There is a third reason, too, for which these games are welcome, more particularly from the schoolmaster's point of view. Assuming, as we practically may, that he regards the formation of character as his principal work, they provide him with an incomparable field for making himself acquainted with his boys' real selves, for exercising his influence in infusing a manly, unselfish, and courteous spirit, and for fitting them to deal with some social problems of later life which the games portray in miniature. The Preparatory Schoolmaster is a fair representative of the products of our Public Schools and our Universities; whether from a sense of duty, or from inclination, or from both causes, he devotes a large proportion of his leisure hours to intimate association with the boys of his school in their playing field; cap and gown have long ceased to be the inseparable insignia of his office, and most reflecting boys will consider that the lessons which produced the most lasting impression were such as came to them informally, hardly consciously marked at the time, from some one clad in flannels.
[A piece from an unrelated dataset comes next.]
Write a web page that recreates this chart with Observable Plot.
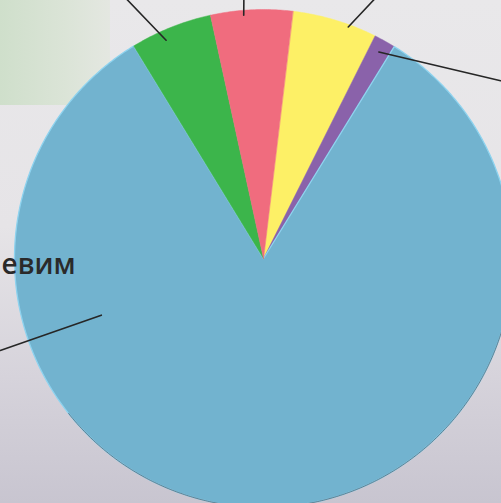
<!DOCTYPE html>
<html><head><meta charset="utf-8">
<script src="https://cdn.jsdelivr.net/npm/d3@7"></script>
<script src="https://cdn.jsdelivr.net/npm/@observablehq/plot@0.6"></script>
<style>
html,body{margin:0;padding:0;}
#wrap{position:relative;width:501px;height:503px;overflow:hidden;
  background:linear-gradient(to bottom,#e9e8ea 0%,#e6e4e7 45%,#d6d3db 75%,#c8c5d0 100%);}
#green{position:absolute;left:0;top:0;width:110px;height:105px;
  background:linear-gradient(to right,#cfdfcb 0%,#dbe4d7 60%,#e4e7e1 100%);}
#chart{position:absolute;left:0;top:0;}
</style></head><body>
<div id="wrap"><div id="green"></div><div id="chart"></div></div>
<script>
// ---- data (clockwise from the start angle) ----
const categories = ["Жёлтый", "Фиолетовый", "Голубой", "Зелёный", "Красный"];
const values = [5.5, 1.4, 82.4, 5.3, 5.3];
const colors = ["#fdf066", "#8a62aa", "#72b3cf", "#3cb54b", "#f06c7e"];
const labels = ["", "", "евим", "", ""];

// ---- layout ----
const W = 501, H = 503, CX = 263, CY = 258, R = 249;
const startDeg = 6.8;
// leader lines: [start angle offset from slice middle, start radius, end offset, end radius]
const leaders = [[3.4, 0.99, 6.4, 1.13], [0.05, 0.95, 24, 1.19], [70.6, 0.69, 70.6, 1.12], [-2.2, 0.96, -6.0, 1.18], [-1.9, 0.98, -1.6, 1.04]];

const total = d3.sum(values);
const rad = d => d * Math.PI / 180;
const pt = (deg, r) => ({x: r * Math.sin(rad(deg)), y: r * Math.cos(rad(deg))});

let acc = startDeg;
const slices = values.map((v, i) => {
  const a0 = acc, a1 = acc + v / total * 360;
  acc = a1;
  return {cat: categories[i], a0, a1, mid: (a0 + a1) / 2, color: colors[i]};
});

function slicePoly(s) {
  const pts = [{x: 0, y: 0}];
  const n = Math.max(2, Math.ceil((s.a1 - s.a0) / 0.5));
  for (let k = 0; k <= n; k++) pts.push(pt(s.a0 + (s.a1 - s.a0) * k / n, 1));
  return pts;
}

const sliceMarks = slices.map(s => Plot.line(slicePoly(s), {
  x: "x", y: "y", curve: "linear-closed", fill: s.color,
  stroke: s.cat === "Голубой" ? "#8ed3ef" : s.color,
  strokeWidth: s.cat === "Голубой" ? 1.3 : 0.5
}));

// darker rim along the lower edge
const rim = d3.range(95, 232, 0.5).map(a => pt(a, 1));

const leaderLines = slices.map((s, i) => {
  const [o0, r0, o1, r1] = leaders[i];
  return [pt(s.mid + o0, r0), pt(s.mid + o1, r1)];
});

const textData = slices.map((s, i) => ({text: labels[i], x: (1 - CX) / R, y: -0.026})).filter(d => d.text);

const chart = Plot.plot({
  width: W, height: H, margin: 0,
  x: {domain: [-CX / R, (W - CX) / R], axis: null},
  y: {domain: [-(H - CY) / R, CY / R], axis: null},
  style: {background: "transparent", fontFamily: "'Open Sans', sans-serif"},
  marks: [
    ...sliceMarks,
    Plot.line(rim, {x: "x", y: "y", stroke: "#3f4852", strokeWidth: 1, strokeOpacity: 0.6}),
    ...leaderLines.map(l => Plot.line(l, {x: "x", y: "y", stroke: "#262626", strokeWidth: 1.6})),
    Plot.text(textData, {x: "x", y: "y", text: "text", textAnchor: "start", fontSize: 28, fontWeight: 600, fill: "#2a2a2a"})
  ]
});
document.getElementById("chart").appendChild(chart);
</script>
</body></html>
It would be unfair to omit the frank statement of a serious drawback which attends the compulsory game, at all events when it asserts its sway without discrimination and without compromise. Its aim and its effect are to produce a type; a very desirable type, may be bright, wholesome, and Englishlike, but as uniform as the buttons of the regulation tunic. It provides no encouragement for individuality of taste, no scope for the development of powers of other orders indeed, it is scornful and intolerant of such. The "heart pregnant with celestial fire" of non-athletic genius is not conducive to alertness at coverpoint; the eye that is following the track of some winged insect fails to note the mis-hit, and the ball drops unheeded, or painfully awakens the potential naturalist. Day by day the edges are filed off, and in due time a "mute inglorious" Newton becomes a more or less passable cricketer; the all-embracing net, that is cast for the loafer, strands the genius.